As I continue to work with the Ruger SP101 I further refine many revolver-specific tasks to a level that I never have before as I now work with a wheel gun to a greater level than ever in the past despite the fact that I have long relied on a revolver for my deep concealment needs. I have historically been strictly a speed strip guy as it proves a convenient way to carry spare ammo for a revolver despite being slow as all hell to actually use. I always carried a strip though I admit that I never put any stock in it as a realistic means of reloading under stress. The strip proves more aptly suited for topping off a revolver after the smoke clears. The truth is, I maintain a similar outlook on even the speedloader as it is still too slow to be a mid-fight solution, although it is more possible than with the speed strip.
With my adoption of the SP101 as my deep concealment solution came the ability to use Safariland Comp I speedloaders. This particular brand does not work with my previously utilized wheel gun, the Ruger LCR, and I always hated the twist knob speedloader variants that do work with said gun. The Safariland is a great speedloader and it works well with the SP101 which led to my abandonment of the speed strip despite the fact that the strip does lay in a pocket with absolute discretion. However, the improved speed and consistency of the speedloader outweigh the convenience of the strip for me.

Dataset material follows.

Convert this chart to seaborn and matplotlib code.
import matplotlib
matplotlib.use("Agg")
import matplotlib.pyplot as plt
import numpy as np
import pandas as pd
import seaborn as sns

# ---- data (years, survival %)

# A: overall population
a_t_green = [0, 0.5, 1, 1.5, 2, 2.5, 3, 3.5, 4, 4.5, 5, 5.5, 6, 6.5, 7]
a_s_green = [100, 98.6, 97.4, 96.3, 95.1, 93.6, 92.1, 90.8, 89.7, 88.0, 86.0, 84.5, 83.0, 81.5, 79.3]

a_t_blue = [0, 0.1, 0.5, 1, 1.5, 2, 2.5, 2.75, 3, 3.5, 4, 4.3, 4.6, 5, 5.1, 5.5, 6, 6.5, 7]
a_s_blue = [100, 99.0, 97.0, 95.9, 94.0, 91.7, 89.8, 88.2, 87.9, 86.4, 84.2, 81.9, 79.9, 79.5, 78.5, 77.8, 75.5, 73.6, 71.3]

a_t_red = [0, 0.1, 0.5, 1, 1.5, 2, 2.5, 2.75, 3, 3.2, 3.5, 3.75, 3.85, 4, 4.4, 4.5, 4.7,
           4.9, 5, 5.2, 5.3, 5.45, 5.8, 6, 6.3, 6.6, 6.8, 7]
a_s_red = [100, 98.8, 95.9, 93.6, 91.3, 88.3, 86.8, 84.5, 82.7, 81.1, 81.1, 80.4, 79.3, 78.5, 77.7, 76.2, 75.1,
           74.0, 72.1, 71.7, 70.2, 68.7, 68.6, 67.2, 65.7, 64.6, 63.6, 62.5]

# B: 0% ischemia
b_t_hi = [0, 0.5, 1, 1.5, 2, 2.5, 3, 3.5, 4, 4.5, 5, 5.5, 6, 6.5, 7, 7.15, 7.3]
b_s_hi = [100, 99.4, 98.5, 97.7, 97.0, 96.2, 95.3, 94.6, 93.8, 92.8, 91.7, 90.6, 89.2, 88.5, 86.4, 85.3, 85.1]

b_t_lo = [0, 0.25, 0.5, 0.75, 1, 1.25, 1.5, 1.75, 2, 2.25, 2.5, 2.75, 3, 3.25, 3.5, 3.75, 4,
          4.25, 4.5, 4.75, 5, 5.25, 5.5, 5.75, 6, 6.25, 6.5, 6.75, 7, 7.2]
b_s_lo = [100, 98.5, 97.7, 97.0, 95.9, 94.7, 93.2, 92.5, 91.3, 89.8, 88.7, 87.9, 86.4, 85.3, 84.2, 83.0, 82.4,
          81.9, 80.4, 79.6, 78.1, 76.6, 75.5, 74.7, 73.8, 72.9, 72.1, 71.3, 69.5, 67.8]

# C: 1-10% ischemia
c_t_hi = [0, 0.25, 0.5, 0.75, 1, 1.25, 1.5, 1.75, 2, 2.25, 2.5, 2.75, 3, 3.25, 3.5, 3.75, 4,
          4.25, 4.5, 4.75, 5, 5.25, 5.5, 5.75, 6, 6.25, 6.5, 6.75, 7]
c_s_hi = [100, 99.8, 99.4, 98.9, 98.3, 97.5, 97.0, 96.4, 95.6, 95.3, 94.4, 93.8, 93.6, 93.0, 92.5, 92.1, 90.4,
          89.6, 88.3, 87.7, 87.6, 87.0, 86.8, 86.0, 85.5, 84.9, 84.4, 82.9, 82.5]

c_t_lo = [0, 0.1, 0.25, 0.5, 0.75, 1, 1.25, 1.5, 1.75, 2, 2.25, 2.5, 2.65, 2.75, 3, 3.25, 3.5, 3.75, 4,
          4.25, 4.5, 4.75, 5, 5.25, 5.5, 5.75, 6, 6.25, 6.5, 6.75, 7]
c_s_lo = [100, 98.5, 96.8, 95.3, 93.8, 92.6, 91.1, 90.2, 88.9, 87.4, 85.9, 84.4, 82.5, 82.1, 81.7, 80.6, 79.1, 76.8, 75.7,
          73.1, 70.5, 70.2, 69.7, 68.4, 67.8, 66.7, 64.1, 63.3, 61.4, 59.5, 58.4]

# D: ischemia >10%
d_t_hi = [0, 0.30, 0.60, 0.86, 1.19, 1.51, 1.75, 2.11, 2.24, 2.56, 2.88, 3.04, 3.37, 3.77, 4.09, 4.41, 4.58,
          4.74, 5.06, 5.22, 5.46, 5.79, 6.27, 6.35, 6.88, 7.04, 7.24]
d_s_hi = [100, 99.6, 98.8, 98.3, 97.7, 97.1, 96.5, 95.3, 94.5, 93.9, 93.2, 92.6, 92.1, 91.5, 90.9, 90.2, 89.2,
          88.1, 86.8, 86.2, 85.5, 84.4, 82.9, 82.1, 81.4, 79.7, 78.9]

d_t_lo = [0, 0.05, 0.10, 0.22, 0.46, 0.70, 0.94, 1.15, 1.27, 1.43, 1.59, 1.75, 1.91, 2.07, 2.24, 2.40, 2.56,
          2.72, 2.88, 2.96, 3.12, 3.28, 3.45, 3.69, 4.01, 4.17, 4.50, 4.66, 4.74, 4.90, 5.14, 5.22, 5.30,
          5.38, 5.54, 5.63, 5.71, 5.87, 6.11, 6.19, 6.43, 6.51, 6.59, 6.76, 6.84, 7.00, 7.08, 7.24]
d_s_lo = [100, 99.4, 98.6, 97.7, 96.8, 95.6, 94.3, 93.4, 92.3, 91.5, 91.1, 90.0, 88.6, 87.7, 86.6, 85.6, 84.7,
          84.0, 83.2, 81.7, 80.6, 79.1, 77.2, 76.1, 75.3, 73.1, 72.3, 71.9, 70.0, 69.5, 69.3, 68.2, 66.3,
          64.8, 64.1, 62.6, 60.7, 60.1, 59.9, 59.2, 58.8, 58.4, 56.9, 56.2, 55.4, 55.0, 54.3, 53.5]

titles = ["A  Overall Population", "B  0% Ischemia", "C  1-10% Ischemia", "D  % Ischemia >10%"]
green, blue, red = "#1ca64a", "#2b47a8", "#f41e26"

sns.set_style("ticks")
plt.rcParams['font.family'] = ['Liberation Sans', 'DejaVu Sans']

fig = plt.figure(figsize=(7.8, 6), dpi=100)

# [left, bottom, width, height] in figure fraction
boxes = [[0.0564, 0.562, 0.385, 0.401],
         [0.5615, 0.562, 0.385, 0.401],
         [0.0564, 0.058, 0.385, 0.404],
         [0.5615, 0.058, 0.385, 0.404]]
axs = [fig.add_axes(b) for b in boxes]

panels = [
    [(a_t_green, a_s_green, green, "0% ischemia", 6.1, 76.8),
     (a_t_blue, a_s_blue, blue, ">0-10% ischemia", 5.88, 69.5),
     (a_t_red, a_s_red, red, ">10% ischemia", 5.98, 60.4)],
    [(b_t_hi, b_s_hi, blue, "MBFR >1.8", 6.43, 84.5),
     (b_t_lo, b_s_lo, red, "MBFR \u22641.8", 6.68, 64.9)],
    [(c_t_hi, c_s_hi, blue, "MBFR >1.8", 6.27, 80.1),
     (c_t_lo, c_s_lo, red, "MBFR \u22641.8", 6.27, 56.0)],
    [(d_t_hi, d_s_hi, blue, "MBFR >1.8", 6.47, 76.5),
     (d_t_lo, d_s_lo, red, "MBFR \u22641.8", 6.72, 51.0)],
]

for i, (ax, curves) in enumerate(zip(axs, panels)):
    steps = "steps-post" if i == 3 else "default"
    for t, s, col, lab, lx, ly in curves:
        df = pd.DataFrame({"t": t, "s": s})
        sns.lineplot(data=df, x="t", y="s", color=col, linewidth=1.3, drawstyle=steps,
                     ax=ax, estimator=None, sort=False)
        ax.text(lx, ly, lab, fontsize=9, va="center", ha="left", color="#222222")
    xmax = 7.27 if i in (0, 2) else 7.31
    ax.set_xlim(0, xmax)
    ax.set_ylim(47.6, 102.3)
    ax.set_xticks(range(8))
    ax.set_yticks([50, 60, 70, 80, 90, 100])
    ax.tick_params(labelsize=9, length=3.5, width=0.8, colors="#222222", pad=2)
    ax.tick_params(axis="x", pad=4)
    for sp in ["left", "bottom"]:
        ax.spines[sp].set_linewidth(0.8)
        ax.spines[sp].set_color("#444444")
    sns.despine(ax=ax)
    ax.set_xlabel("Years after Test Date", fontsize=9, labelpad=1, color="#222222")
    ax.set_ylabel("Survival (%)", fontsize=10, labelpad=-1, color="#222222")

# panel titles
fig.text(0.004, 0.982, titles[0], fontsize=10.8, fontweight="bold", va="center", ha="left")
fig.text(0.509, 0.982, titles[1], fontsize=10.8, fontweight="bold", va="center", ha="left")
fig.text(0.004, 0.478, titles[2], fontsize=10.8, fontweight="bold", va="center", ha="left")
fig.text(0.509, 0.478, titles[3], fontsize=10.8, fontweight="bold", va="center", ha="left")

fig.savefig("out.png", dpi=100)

Just recently I acquired a JOX speedloader pouch for belt carry of the loader. The JOX pouch is great, it is the best speedloader belt pouch I have ever come across. I slightly modified my JOX loader pouch, however: I glued a couple of rubber spacers to the belt clip right under the loader pouch to make the speed loader hug even tighter to the body under a shirt. Now it is truly concealable. So, with the Safariland Comp I carried in the JOX pouch, under concealment, I can consistently reload the SP101 in about 5 seconds, last shot to first shot. In my mind that is still absurdly slow. It is, however, very consistently 5 seconds and it is far less fumble-prone than the strip. With the strip I could at best get 4 rounds into the gun in six seconds. Often, however, I would fumble that. The speedloader is hardly fumble-free, but it is much more consistent. Still, five seconds seems an eternity compared to my 1.5 second reload of an autoloader with a belt carried and concealed magazine worn in the same location.

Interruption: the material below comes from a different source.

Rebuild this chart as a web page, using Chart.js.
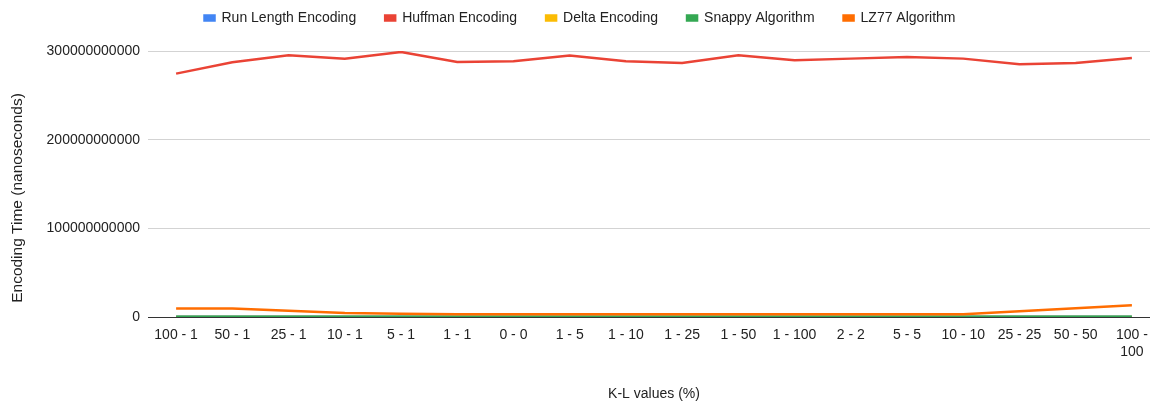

The guys who work a lot with a revolver seem to be able to reload with a speedloader from concealment in about 4 seconds. Sure, USPSA revolver guys can do it much faster than that with their competition rigs but that is a totally different discipline with different gear so we need to compare apples to apples. I would love 4 seconds but I seem to only be able to squeeze out a 5 second reload currently. I think there are two reasons for this:
First, guys doing a comparatively fast revolver reload are usually using larger frame guns, like K or L Frame Smith and Wessons. The smaller Ruger SP101 is much more akin to the diminutive J Frame and it is significantly harder to manipulate as the cylinder sits very close to the frame on small revolvers. I have to position the Comp I loader just right or it binds against the grip of the revolver. This seems to slow down the process compared to doing this with a larger frame gun and the associated larger and more dexterity-friendly speedloader. Small five-shot revolvers are great for concealment but leave a lot to be desired for ease of manipulation.

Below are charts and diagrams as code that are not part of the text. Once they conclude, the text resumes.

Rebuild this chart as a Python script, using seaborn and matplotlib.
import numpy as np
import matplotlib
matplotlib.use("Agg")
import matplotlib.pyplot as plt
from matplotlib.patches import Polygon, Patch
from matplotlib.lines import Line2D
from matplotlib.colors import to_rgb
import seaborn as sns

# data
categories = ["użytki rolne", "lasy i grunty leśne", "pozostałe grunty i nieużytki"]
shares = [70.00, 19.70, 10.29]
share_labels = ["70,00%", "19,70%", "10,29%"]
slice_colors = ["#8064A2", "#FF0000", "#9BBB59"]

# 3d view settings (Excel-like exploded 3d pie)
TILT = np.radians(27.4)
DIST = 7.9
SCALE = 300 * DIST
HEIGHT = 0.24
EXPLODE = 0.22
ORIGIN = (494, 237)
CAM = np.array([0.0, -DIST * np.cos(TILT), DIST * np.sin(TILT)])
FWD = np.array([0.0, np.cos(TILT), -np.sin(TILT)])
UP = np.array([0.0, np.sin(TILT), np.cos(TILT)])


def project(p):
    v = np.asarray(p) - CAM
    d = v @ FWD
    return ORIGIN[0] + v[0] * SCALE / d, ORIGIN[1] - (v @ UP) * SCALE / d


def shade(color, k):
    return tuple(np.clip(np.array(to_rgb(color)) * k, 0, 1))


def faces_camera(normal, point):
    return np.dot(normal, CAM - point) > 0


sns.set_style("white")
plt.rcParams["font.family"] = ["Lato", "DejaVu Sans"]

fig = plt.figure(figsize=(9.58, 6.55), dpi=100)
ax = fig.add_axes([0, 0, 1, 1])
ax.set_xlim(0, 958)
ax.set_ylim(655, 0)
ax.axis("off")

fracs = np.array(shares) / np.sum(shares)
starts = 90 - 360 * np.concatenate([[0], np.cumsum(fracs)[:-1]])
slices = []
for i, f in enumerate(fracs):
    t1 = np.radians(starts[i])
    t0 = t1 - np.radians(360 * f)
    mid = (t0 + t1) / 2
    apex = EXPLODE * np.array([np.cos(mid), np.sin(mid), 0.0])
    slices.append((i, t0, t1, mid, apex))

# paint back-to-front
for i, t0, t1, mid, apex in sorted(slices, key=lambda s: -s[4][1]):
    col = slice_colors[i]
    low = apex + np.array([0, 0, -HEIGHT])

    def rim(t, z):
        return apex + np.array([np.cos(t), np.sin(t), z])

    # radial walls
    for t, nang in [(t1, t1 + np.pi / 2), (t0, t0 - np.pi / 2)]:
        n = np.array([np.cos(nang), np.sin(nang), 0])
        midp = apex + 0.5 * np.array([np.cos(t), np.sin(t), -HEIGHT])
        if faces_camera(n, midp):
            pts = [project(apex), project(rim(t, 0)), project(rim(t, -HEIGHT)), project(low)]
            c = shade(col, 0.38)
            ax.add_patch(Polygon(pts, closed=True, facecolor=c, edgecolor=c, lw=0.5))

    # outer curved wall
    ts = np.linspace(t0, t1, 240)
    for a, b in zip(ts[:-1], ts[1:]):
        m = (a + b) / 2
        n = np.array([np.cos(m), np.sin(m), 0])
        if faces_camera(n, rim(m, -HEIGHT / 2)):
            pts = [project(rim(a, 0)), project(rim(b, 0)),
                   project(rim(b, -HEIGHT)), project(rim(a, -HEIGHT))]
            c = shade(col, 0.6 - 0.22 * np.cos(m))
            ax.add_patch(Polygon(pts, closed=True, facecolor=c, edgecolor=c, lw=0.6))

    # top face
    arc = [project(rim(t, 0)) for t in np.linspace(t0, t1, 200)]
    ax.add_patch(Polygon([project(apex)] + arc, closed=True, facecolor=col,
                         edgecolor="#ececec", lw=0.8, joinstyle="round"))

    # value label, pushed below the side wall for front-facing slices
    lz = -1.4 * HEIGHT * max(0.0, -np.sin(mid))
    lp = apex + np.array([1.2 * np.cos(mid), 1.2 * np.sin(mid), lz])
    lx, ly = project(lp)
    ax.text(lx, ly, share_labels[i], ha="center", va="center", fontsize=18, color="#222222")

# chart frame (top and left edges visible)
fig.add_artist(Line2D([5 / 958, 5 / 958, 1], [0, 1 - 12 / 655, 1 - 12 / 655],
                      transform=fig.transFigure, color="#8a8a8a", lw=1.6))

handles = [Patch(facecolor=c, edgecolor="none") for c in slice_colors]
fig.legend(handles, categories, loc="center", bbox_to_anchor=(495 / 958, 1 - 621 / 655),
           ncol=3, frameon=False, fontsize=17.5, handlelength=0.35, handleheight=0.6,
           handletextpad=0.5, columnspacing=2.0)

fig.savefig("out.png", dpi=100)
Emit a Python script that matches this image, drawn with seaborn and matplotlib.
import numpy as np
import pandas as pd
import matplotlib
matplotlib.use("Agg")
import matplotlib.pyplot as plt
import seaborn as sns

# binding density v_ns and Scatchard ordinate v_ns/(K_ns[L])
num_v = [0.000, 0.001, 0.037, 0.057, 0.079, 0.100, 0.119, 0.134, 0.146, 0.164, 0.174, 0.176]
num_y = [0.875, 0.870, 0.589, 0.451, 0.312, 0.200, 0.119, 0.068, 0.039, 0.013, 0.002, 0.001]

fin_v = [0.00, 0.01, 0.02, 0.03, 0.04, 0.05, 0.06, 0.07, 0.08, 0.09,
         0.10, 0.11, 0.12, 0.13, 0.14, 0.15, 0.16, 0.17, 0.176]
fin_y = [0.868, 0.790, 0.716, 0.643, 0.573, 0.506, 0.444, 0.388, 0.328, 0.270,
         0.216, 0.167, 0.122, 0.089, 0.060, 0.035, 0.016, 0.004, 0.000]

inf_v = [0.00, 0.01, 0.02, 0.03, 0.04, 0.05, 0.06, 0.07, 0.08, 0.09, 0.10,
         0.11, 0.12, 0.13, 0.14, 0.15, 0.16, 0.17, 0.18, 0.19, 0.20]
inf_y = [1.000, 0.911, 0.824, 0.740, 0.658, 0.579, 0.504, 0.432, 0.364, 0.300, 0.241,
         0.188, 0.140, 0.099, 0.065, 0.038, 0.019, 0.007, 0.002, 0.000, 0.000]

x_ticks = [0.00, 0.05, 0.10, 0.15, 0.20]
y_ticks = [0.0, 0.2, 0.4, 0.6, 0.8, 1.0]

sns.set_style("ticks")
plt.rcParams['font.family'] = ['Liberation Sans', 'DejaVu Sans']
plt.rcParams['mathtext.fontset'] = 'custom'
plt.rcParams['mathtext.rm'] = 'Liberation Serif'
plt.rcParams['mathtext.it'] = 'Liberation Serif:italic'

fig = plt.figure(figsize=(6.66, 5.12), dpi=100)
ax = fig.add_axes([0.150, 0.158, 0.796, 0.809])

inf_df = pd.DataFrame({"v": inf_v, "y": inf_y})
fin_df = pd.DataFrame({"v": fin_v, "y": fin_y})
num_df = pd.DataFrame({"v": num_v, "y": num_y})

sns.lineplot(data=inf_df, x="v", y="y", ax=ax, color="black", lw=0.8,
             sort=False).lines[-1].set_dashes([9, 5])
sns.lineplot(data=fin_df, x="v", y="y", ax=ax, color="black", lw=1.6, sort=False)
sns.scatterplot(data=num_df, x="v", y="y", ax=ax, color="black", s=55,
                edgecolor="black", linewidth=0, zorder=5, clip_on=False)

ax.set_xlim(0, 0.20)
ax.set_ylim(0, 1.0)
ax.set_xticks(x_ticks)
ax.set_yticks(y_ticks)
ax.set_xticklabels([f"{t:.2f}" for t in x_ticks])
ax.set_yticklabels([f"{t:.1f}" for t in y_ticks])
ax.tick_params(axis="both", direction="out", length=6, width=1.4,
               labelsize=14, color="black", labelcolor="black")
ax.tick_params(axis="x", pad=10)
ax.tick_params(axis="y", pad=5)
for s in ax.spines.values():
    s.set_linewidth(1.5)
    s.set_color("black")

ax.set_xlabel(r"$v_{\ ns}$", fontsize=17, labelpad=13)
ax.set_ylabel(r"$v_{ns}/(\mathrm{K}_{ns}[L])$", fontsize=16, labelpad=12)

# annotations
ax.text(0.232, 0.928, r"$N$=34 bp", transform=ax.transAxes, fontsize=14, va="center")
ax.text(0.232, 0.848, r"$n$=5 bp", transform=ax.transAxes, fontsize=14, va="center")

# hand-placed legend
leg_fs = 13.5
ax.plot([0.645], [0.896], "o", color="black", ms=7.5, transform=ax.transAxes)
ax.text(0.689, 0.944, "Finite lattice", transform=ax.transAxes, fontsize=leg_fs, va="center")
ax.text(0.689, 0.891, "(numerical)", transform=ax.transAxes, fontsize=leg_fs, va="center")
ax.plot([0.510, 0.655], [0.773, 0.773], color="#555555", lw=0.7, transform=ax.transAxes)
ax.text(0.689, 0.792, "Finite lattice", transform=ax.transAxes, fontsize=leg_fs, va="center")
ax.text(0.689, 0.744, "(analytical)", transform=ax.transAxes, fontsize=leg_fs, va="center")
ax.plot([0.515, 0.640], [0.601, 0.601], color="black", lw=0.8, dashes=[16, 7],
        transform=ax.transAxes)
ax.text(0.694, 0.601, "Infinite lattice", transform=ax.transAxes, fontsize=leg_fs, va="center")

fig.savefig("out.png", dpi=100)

The second reason that I believe I am maxing out at a less-than-stellar five seconds is my technique. Being left handed I stand at a bit of a disadvantage since I use the universal revolver reload, which for me entails switching the gun briefly from my left to my right hand to unlatch the cylinder and then placing the gun in my left hand to cradle during the reload. I do this so that I can reload with my support hand, which is the right hand in my case. One reason the universal reload is popular is because most feel more confident using their dominant hand to manipulate the speedloader. In my case, I choose to use my support hand because I want the consistency of reloading with my support hand as I do with my autoloader. I may stand to gain some more speed if I utilize a different technique, but I like doing things as consistently as possible between different weapon platforms. My belt-worn concealed speedloader sits in the same location as my belt-worn concealed spare magazine. I like that consistency.
So, my revolver reload is currently an unremarkable five seconds, but it is consistent with a small frame gun, and at this point I don’t see a reason to change technique as gaining an extra second in speed is not worth the squeeze as it is investing time and effort in a task that is still, in my humble opinion, not likely to ever be pulled off while under fire. I stick to my position that the small-frame revolver is great for being armed in non-permissive environments and it is an alternative to no gun rather than an alternative to a more capable gun. You will be limited to the five rounds on board as getting the gun reloaded is unlikely during a fight. However, for most situations a civilian defender may encounter the revolver will get it done and carrying a reload makes good sense even if you are unlikely to use it. Your mileage may vary, I simply share my experiences to give my fellow shooters something to ponder.